**PROVIDED MATERIAL**
# # #
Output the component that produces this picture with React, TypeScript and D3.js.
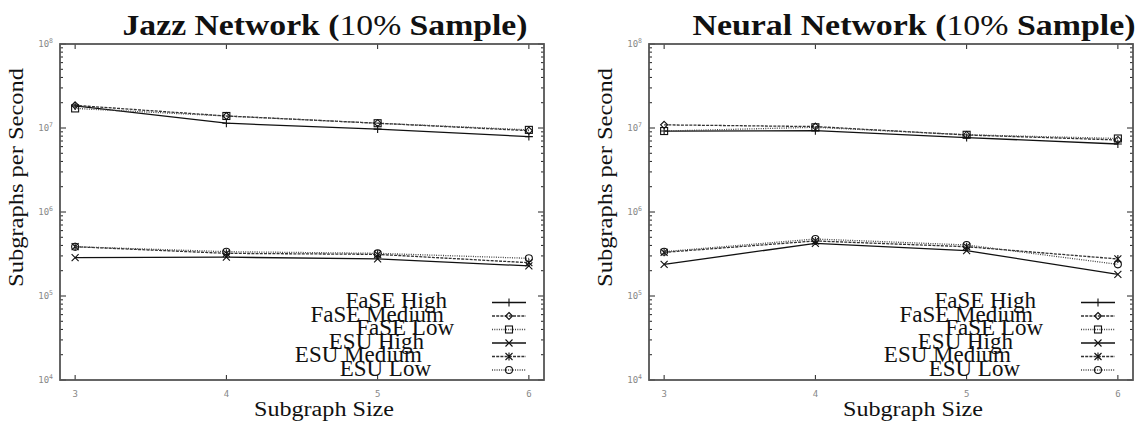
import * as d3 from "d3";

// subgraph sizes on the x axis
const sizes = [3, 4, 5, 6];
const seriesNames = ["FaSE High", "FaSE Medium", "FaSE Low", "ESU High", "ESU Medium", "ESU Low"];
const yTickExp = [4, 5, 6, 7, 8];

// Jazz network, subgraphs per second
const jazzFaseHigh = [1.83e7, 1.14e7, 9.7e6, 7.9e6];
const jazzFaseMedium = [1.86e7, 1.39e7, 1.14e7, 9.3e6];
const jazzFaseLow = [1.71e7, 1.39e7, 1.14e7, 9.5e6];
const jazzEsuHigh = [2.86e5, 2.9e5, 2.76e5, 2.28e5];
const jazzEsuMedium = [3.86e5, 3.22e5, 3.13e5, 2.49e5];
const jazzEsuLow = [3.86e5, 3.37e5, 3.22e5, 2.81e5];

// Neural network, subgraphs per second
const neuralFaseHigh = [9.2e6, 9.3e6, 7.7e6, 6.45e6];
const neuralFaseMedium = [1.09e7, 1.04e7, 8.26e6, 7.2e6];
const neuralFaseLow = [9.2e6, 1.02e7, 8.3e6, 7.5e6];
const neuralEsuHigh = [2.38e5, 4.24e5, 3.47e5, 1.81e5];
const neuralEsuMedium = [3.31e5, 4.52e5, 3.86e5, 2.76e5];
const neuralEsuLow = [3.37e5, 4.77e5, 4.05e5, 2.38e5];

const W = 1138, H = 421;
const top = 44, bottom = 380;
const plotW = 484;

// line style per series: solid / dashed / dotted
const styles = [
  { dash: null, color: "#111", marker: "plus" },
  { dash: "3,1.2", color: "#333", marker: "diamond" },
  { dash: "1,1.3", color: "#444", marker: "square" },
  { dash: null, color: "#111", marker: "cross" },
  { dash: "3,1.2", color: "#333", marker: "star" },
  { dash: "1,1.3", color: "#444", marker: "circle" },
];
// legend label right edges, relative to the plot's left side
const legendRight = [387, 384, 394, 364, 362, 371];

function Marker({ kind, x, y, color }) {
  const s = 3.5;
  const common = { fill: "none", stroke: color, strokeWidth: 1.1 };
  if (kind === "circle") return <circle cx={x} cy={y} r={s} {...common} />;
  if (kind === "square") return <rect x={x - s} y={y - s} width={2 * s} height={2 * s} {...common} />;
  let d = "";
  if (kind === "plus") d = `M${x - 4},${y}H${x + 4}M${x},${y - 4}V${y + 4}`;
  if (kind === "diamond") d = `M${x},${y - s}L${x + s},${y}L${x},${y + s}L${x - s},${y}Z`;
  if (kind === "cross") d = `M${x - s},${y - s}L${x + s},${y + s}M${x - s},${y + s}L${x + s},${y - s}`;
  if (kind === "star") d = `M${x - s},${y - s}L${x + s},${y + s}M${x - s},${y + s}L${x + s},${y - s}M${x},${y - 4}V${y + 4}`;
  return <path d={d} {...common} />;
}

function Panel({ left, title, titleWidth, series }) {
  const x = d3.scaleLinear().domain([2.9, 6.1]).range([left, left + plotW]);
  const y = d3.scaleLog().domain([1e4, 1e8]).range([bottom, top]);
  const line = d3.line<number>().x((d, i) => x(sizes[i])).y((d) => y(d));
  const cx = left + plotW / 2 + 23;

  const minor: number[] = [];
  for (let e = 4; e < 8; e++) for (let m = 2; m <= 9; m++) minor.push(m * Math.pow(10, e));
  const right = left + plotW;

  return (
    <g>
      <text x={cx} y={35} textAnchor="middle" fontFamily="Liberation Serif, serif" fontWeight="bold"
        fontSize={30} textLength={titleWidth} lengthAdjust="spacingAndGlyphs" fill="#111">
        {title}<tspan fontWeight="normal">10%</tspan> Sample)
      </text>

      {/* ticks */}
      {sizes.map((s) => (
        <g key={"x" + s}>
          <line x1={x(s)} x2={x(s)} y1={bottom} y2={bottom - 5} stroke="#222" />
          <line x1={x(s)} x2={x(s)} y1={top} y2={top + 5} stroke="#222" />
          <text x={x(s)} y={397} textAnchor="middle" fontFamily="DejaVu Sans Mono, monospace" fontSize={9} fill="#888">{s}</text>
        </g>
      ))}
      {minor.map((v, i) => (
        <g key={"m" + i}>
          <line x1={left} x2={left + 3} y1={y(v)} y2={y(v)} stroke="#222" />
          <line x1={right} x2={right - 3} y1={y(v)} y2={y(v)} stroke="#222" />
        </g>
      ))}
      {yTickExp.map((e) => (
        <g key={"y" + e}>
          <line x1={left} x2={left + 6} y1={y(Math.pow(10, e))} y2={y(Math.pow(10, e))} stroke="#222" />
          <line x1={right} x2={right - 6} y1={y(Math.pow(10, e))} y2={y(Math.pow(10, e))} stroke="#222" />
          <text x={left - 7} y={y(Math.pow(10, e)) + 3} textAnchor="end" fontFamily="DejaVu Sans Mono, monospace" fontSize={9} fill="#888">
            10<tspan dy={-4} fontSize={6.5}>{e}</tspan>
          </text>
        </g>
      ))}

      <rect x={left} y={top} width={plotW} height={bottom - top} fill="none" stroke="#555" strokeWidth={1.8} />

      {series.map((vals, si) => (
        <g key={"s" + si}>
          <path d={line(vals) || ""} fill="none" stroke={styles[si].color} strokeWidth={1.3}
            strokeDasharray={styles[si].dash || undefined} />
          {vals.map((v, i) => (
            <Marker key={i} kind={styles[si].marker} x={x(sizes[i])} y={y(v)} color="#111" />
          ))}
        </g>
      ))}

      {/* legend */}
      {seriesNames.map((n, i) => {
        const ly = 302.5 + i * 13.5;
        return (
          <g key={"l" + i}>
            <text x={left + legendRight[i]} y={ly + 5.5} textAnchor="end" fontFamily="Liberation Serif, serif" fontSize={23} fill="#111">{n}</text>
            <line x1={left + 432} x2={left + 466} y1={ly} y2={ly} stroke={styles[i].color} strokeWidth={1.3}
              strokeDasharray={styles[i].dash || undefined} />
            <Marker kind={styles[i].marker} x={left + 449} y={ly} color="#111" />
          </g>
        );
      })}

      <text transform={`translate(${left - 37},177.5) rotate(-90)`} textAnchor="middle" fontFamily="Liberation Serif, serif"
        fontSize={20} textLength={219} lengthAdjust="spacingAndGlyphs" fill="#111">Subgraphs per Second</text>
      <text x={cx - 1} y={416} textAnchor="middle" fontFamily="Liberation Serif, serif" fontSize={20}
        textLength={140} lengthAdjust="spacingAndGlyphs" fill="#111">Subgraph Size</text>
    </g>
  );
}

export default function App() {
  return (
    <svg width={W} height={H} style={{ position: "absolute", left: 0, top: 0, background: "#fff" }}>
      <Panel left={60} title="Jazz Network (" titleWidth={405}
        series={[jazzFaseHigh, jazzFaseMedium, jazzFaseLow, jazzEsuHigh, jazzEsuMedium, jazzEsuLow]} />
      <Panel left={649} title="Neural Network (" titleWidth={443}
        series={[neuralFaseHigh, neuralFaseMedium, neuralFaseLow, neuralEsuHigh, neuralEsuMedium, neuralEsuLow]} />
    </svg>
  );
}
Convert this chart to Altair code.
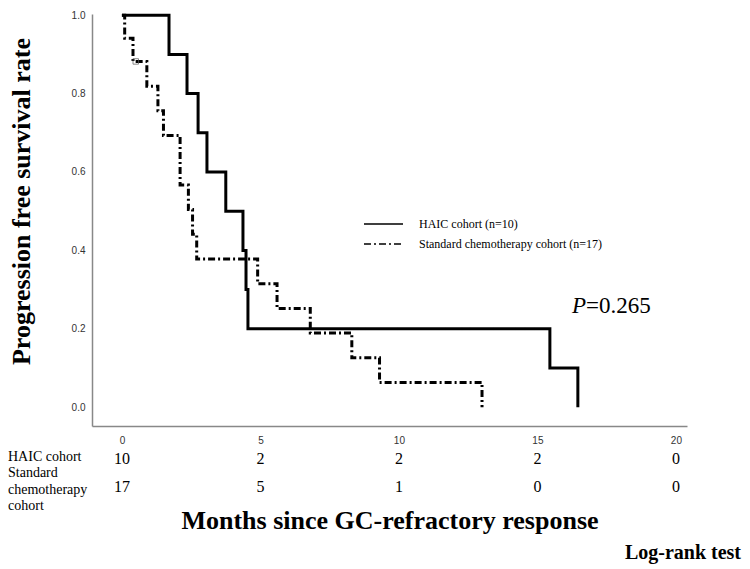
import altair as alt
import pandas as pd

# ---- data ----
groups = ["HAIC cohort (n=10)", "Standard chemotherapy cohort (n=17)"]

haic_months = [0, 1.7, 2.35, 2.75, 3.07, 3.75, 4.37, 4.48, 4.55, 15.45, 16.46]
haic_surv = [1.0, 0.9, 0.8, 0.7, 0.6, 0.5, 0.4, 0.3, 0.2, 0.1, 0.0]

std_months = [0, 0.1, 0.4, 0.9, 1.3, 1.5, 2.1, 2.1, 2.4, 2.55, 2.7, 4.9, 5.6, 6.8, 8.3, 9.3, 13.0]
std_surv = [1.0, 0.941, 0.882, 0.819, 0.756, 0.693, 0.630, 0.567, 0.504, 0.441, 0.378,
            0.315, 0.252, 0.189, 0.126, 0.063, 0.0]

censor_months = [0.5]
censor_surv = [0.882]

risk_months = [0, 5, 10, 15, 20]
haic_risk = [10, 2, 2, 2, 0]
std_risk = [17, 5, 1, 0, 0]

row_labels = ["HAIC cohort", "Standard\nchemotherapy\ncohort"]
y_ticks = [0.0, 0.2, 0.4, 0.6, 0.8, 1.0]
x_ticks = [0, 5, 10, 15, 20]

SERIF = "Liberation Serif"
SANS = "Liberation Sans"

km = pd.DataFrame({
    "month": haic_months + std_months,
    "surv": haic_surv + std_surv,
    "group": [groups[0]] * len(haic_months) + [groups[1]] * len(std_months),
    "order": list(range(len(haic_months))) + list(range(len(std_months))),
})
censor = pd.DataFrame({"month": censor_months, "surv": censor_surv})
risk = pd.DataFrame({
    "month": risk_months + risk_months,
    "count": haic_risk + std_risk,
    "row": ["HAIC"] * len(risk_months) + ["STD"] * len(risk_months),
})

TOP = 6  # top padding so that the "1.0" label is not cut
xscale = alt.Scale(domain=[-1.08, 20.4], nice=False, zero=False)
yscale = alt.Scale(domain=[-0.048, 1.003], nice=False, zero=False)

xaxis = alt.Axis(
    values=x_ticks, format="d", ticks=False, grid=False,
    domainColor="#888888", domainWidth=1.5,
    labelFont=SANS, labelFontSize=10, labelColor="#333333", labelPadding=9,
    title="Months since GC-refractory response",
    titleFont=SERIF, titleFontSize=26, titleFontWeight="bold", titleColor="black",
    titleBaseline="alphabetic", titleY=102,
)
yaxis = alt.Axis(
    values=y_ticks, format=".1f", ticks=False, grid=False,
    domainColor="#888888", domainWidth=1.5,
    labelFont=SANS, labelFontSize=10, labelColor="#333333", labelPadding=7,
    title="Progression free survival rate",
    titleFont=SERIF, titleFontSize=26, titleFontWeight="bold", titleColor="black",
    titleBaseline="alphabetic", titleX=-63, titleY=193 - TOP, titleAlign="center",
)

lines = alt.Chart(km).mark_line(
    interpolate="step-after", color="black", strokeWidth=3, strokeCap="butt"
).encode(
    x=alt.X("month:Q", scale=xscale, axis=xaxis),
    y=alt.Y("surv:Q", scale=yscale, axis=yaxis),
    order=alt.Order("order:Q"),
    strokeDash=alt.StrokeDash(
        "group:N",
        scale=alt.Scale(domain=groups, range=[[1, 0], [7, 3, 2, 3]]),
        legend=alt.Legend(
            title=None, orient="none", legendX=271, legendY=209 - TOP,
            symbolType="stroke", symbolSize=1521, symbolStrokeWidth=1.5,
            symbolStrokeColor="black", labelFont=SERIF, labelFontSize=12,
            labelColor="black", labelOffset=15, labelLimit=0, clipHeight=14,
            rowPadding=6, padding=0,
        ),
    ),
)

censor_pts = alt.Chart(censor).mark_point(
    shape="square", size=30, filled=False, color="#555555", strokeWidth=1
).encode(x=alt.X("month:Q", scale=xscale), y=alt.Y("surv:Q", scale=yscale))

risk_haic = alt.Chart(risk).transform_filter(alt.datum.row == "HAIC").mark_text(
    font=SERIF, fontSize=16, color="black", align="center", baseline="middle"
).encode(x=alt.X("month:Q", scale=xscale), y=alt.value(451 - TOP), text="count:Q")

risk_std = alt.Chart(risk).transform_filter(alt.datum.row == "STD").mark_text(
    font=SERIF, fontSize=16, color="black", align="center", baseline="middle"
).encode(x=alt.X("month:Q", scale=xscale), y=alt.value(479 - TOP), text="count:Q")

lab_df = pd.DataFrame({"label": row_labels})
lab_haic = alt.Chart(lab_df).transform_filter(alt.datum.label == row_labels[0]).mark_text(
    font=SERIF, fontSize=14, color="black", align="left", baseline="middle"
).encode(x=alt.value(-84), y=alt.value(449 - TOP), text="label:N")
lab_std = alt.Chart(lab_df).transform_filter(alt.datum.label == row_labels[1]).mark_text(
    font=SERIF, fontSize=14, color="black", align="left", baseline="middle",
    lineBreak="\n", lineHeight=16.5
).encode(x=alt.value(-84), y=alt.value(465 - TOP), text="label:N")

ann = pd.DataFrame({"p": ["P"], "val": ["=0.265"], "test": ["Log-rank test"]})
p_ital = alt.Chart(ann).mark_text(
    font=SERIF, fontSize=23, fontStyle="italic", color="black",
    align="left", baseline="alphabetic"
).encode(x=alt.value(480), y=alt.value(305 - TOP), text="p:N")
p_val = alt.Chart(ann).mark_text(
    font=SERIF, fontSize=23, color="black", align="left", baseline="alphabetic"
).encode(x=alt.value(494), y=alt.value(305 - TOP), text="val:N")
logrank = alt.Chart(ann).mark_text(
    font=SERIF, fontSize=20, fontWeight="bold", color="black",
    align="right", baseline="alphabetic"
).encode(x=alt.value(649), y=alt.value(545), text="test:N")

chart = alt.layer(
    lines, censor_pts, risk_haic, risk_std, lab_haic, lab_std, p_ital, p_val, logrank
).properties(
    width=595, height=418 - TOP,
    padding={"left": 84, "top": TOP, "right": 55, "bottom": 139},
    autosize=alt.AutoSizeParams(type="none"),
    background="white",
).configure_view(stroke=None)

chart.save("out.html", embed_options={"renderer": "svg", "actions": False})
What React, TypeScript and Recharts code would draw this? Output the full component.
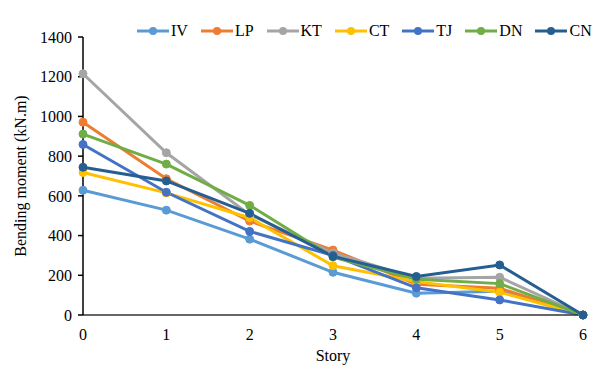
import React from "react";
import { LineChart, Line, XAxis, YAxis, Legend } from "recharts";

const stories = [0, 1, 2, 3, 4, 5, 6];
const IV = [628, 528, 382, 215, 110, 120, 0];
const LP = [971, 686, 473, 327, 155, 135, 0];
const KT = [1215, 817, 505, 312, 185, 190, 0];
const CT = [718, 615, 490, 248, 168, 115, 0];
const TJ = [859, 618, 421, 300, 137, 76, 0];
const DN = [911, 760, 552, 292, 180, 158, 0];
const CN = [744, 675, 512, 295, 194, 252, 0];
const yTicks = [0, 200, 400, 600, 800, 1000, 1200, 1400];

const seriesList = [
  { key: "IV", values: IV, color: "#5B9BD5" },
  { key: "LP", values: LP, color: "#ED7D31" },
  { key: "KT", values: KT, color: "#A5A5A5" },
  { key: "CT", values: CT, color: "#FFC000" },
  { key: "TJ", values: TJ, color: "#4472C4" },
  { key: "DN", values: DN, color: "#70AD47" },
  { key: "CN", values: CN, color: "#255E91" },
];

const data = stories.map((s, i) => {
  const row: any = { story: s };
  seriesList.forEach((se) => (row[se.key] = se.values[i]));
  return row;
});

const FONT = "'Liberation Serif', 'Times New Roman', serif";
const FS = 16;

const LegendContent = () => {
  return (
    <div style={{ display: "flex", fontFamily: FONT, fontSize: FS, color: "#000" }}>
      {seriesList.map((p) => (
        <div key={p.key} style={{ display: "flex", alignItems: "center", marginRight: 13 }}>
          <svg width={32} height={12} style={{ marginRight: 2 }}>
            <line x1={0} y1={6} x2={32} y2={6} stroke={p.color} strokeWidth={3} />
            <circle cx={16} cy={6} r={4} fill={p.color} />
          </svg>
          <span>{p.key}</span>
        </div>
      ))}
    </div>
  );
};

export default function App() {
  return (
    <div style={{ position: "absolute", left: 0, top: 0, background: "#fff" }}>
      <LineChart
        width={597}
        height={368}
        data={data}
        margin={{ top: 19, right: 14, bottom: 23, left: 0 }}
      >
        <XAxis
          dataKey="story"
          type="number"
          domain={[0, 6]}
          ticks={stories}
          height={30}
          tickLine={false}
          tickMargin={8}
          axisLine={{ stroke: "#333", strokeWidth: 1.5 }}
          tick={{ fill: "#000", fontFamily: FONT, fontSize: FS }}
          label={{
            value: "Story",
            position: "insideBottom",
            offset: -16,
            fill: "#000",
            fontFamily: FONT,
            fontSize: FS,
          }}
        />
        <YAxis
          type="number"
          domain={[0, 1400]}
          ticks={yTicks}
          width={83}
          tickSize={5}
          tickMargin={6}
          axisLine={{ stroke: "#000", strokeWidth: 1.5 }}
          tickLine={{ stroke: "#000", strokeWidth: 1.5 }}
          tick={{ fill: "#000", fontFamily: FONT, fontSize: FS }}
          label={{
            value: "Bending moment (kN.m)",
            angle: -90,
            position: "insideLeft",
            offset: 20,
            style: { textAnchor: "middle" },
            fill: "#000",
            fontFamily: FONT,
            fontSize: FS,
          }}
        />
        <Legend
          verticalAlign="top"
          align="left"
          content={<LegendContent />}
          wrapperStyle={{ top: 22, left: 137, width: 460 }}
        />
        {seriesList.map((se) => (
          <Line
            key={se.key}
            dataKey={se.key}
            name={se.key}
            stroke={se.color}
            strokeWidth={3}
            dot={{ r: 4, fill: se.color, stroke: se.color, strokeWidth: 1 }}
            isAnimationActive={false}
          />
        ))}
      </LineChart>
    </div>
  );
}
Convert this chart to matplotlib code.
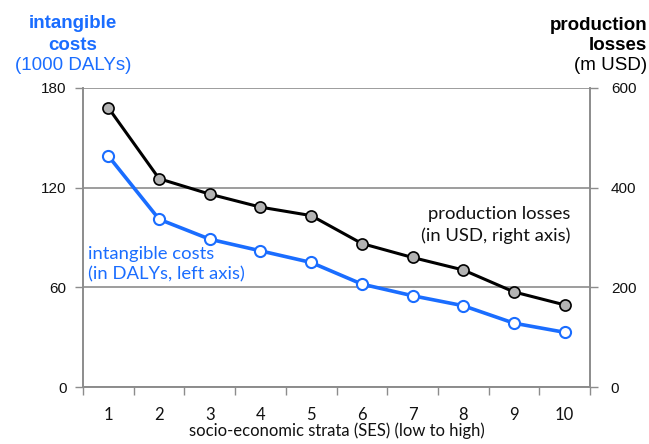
# # #
**WHAT THE TASK REQUIRES**
Omitting all pictures, restate exactly the lines of the material from its start through the line that contains "const plotW = 484;".

**FINAL RESULT**
Output the component that produces this picture with React, TypeScript and D3.js.
import * as d3 from "d3";

// subgraph sizes on the x axis
const sizes = [3, 4, 5, 6];
const seriesNames = ["FaSE High", "FaSE Medium", "FaSE Low", "ESU High", "ESU Medium", "ESU Low"];
const yTickExp = [4, 5, 6, 7, 8];

// Jazz network, subgraphs per second
const jazzFaseHigh = [1.83e7, 1.14e7, 9.7e6, 7.9e6];
const jazzFaseMedium = [1.86e7, 1.39e7, 1.14e7, 9.3e6];
const jazzFaseLow = [1.71e7, 1.39e7, 1.14e7, 9.5e6];
const jazzEsuHigh = [2.86e5, 2.9e5, 2.76e5, 2.28e5];
const jazzEsuMedium = [3.86e5, 3.22e5, 3.13e5, 2.49e5];
const jazzEsuLow = [3.86e5, 3.37e5, 3.22e5, 2.81e5];

// Neural network, subgraphs per second
const neuralFaseHigh = [9.2e6, 9.3e6, 7.7e6, 6.45e6];
const neuralFaseMedium = [1.09e7, 1.04e7, 8.26e6, 7.2e6];
const neuralFaseLow = [9.2e6, 1.02e7, 8.3e6, 7.5e6];
const neuralEsuHigh = [2.38e5, 4.24e5, 3.47e5, 1.81e5];
const neuralEsuMedium = [3.31e5, 4.52e5, 3.86e5, 2.76e5];
const neuralEsuLow = [3.37e5, 4.77e5, 4.05e5, 2.38e5];

const W = 1138, H = 421;
const top = 44, bottom = 380;
const plotW = 484;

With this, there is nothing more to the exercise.